In February 1793, Hagerstein deserted Daedalus in Tahiti, and is on record as having 'gone native', eventually learning the Tahitian language, marrying a local woman and settling down. He is described in various sources as having made his living initially as a beachcomber.

Thanks to his language skills and understanding of western culture, Hagerstein found a role as translator/interpreter and influential advisor to Kings Pōmare I and Pōmare II, mediating and assisting the Kings in dealing with traders, missionaries and other visitors. He is portrayed in a central position in the painting The Cession of the District of Matavai in the Island of Otaheite to Captain James Wilson for the use of the Missionaries Sent Thither by that Society in the Ship Duff, by Robert Smirke, commemorating a land grant for the building of a mission in Tahiti.

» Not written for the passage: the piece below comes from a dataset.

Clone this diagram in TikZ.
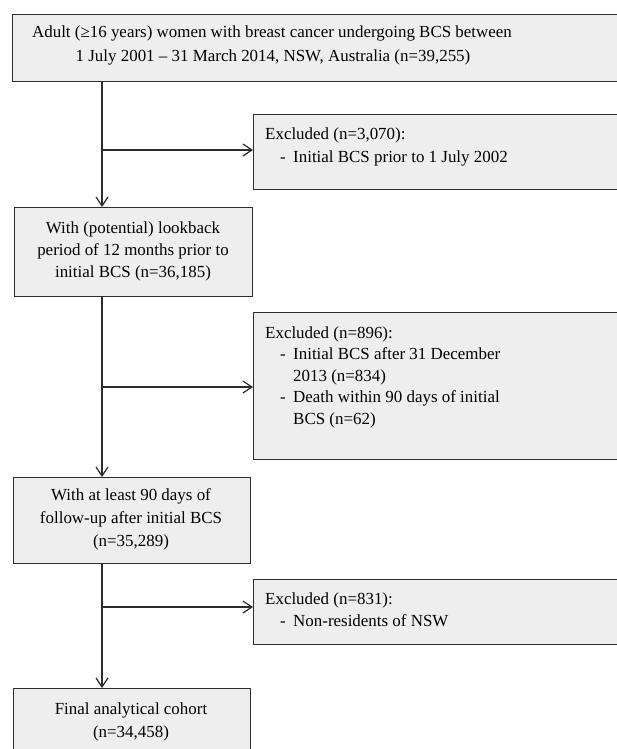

His knowledge of firearms led to Hagerstein also becoming involved in the King's military, and he was eventually promoted to the position of chief warrior.

Later on Hagerstein appears to have fallen out of favour with King Pōmare II, to the extent where he considered switching his allegiance to a rival chief. He nevertheless remained associated with the King.

He had at least one child of his own with a local woman, and looked after two other children.

Peter Hagerstein died in Tahiti in 1810, possibly from complications arising from elephantiasis, which had afflicted him for long.